At the international level, initiatives like the Food Waste Breakthrough, championed by the UN Environment Programme and its partners, are mobilizing governments and businesses around a clear, actionable goal: to halve global food waste by 2030. This is not just an environmental target; it is recognized as one of the most cost-effective strategies for combating climate change and ensuring food security. Here at home, states are beginning to act. Following recommendations from environmental justice advocates, states like California and Colorado have updated landfill methane regulations to include stronger protections for vulnerable communities, directly addressing the inequities of waste management.
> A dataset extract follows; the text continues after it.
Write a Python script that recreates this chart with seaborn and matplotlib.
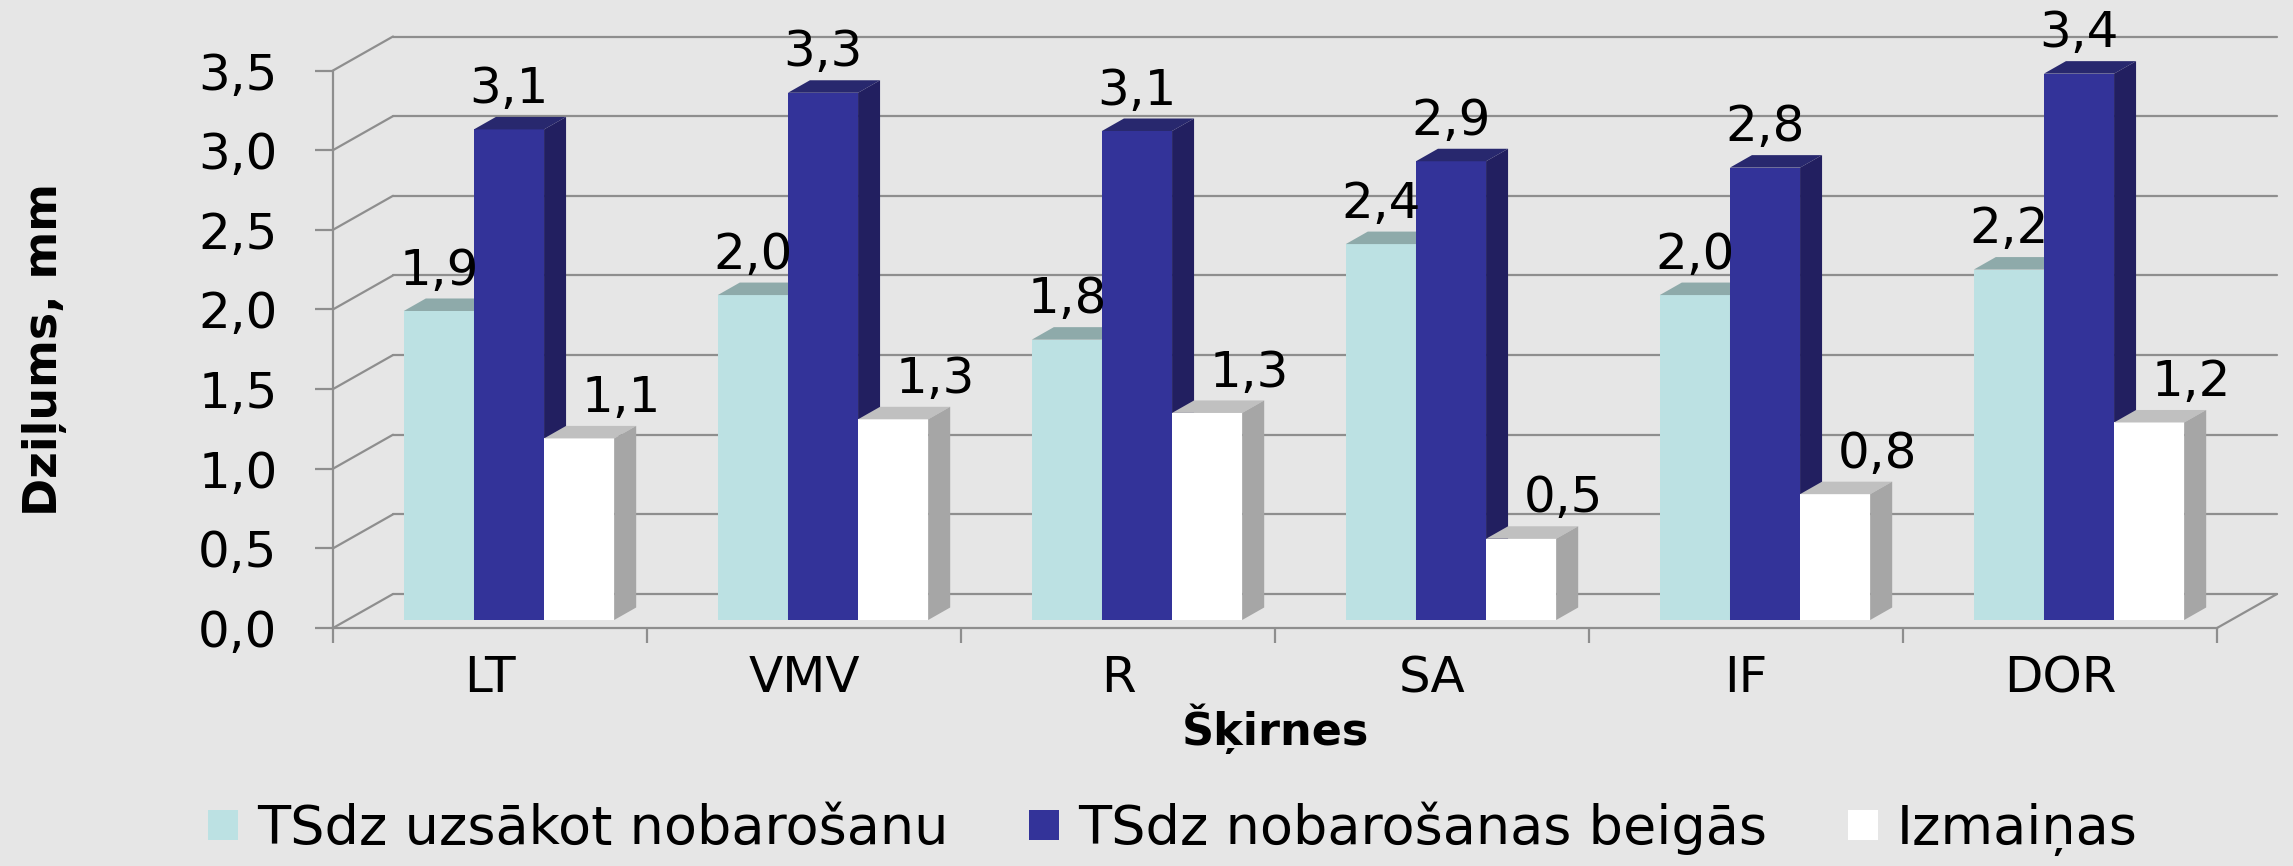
import matplotlib
matplotlib.use("Agg")
import matplotlib.pyplot as plt
import seaborn as sns
import pandas as pd
from matplotlib.patches import Polygon, Patch
from matplotlib.ticker import FixedLocator

# -----------------------------
# Data
# -----------------------------
categories = ["LT", "VMV", "R", "SA", "IF", "DOR"]
series_names = ["TSdz uzsākot nobarošanu", "TSdz nobarošanas beigās", "Izmaiņas"]
start_vals = [1.94, 2.04, 1.76, 2.36, 2.04, 2.20]
end_vals = [3.08, 3.31, 3.07, 2.88, 2.84, 3.43]
change_vals = [1.14, 1.26, 1.30, 0.51, 0.79, 1.24]
y_ticks = [0.0, 0.5, 1.0, 1.5, 2.0, 2.5, 3.0, 3.5]
x_title = "Šķirnes"
y_title = "Dziļums, mm"

# -----------------------------
# Style
# -----------------------------
BG = "#e6e6e6"
GRID = "#8e8e8e"
front_colors = ["#bce1e3", "#333399", "#ffffff"]
top_colors = ["#8eaaaa", "#28286e", "#c0c0c0"]
side_colors = ["#9fbfc0", "#221f60", "#a6a6a6"]
label_dx = [0, 0, 42]  # px shift of value labels per series

W, H, DPI = 2293, 866, 100
AX_L, AX_R, AX_Y0, AX_Y1 = 333, 2217, 628, 70.5  # pixel frame of the front axes

sns.set_theme(style="white")
plt.rcParams["font.family"] = ["DejaVu Sans"]
plt.rcParams.update({"text.color": "black", "axes.labelcolor": "black",
                     "xtick.labelcolor": "black", "ytick.labelcolor": "black"})

df = pd.DataFrame({
    "cat": categories * 3,
    "series": [s for s in series_names for _ in categories],
    "value": start_vals + end_vals + change_vals,
})

fig = plt.figure(figsize=(W / DPI, H / DPI), dpi=DPI, facecolor=BG)
ax = fig.add_axes([AX_L / W, 1 - AX_Y0 / H, (AX_R - AX_L) / W, (AX_Y0 - AX_Y1) / H])
ax.set_facecolor("none")

sns.barplot(data=df, x="cat", y="value", hue="series", hue_order=series_names,
            palette=dict(zip(series_names, front_colors)), width=0.67,
            saturation=1, errorbar=None, linewidth=0, edgecolor="none", ax=ax)

ax.set_xlim(-0.5, len(categories) - 0.5)
ax.set_ylim(0, 3.5)

# pixel -> data units
ux = (len(categories)) / (AX_R - AX_L)
uy = 3.5 / (AX_Y0 - AX_Y1)

# -----------------------------
# 3D walls (back wall gridlines, side wall, floor)
# -----------------------------
wdx, wdy = 60 * ux, 34 * uy
x0, x1 = -0.5, len(categories) - 0.5
for t in y_ticks:
    ax.plot([x0 + wdx, x1 + wdx], [t + wdy, t + wdy], color=GRID, lw=1.6,
            clip_on=False, zorder=1)
    ax.plot([x0, x0 + wdx], [t, t + wdy], color=GRID, lw=1.6, clip_on=False, zorder=1)
ax.plot([x1, x1 + wdx], [0, wdy], color=GRID, lw=1.6, clip_on=False, zorder=1)

# -----------------------------
# 3D bars: shift front faces, add top and side faces
# -----------------------------
bdx, bdy = 22 * ux, 12.5 * uy
shift_x, shift_y = 19 * ux, 8 * uy
for k, cont in enumerate(ax.containers):
    z = 3 + k
    for bar in cont:
        bar.set_x(bar.get_x() + shift_x)
        bar.set_y(shift_y)
        bar.set_zorder(z)
        bx0 = bar.get_x()
        bx1 = bx0 + bar.get_width()
        yb = bar.get_y()
        yt = yb + bar.get_height()
        top = Polygon([(bx0, yt), (bx1, yt), (bx1 + bdx, yt + bdy), (bx0 + bdx, yt + bdy)],
                      closed=True, facecolor=top_colors[k], edgecolor="none",
                      zorder=z, clip_on=False)
        side = Polygon([(bx1, yb), (bx1 + bdx, yb + bdy), (bx1 + bdx, yt + bdy), (bx1, yt)],
                       closed=True, facecolor=side_colors[k], edgecolor="none",
                       zorder=z, clip_on=False)
        ax.add_patch(top)
        ax.add_patch(side)
        txt = f"{bar.get_height():.1f}".replace(".", ",")
        ax.annotate(txt, (bx0 + bar.get_width() / 2 + label_dx[k] * ux, yt + bdy),
                    xytext=(0, 10), textcoords="offset points", ha="center",
                    va="baseline", fontsize=36, color="black", zorder=10,
                    annotation_clip=False)

# -----------------------------
# Axes, ticks, labels
# -----------------------------
for s in ["top", "right"]:
    ax.spines[s].set_visible(False)
for s in ["left", "bottom"]:
    ax.spines[s].set_color(GRID)
    ax.spines[s].set_linewidth(1.6)
    ax.spines[s].set_zorder(2)

ax.set_yticks(y_ticks)
ax.set_yticklabels([f"{t:.1f}".replace(".", ",") for t in y_ticks])
ax.tick_params(axis="y", direction="out", length=13, width=1.6, color=GRID,
               pad=27, labelsize=36, labelcolor="black", left=True)
ax.set_xticks(range(len(categories)))
ax.set_xticklabels(categories)
ax.xaxis.set_minor_locator(FixedLocator([i - 0.5 for i in range(len(categories) + 1)]))
ax.tick_params(axis="x", which="major", length=0, pad=19, labelsize=36,
               labelcolor="black")
ax.tick_params(axis="x", which="minor", direction="out", length=11, width=1.6,
               color=GRID, bottom=True)

ax.set_xlabel(x_title, fontsize=32, fontweight="bold", color="black")
ax.xaxis.set_label_coords(0.5, -0.135)
ax.set_ylabel(y_title, fontsize=33, fontweight="bold", color="black")
ax.yaxis.label.set_va("center")
ax.yaxis.set_label_coords(-0.153, 0.5)

# -----------------------------
# Legend
# -----------------------------
if ax.get_legend() is not None:
    ax.get_legend().remove()
handles = [Patch(facecolor=c, edgecolor="none") for c in front_colors]
fig.legend(handles, series_names, loc="center", bbox_to_anchor=(1173 / W, 1 - 829 / H),
           ncol=3, frameon=False, fontsize=39, handlelength=0.55, handleheight=0.5,
           handletextpad=0.35, columnspacing=1.5, labelcolor="black",
           borderpad=0.1)

fig.savefig("out.png", dpi=DPI, facecolor=BG)
plt.close(fig)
Perhaps most inspiring are the community-led solutions. The story of Detroit is a powerful testament to this. After a decades-long fight to shut down the city's polluting incinerator, community activists didn't just stop there; they helped build the alternative. Their work led to the creation of a community composting program that now diverts tens of thousands of pounds of food waste from landfills annually, turning it into a valuable resource for urban gardens. This is the circular economy in action—a system that sees food not as a disposable commodity, but as a precious resource to be honored from farm to fork and, if necessary, back to the soil. As a journalist who writes about the emotional connection to food, I see these efforts as the ultimate expression of that connection: a commitment to ensuring that the food that sustains us also sustains the health of our communities and our planet for generations to come.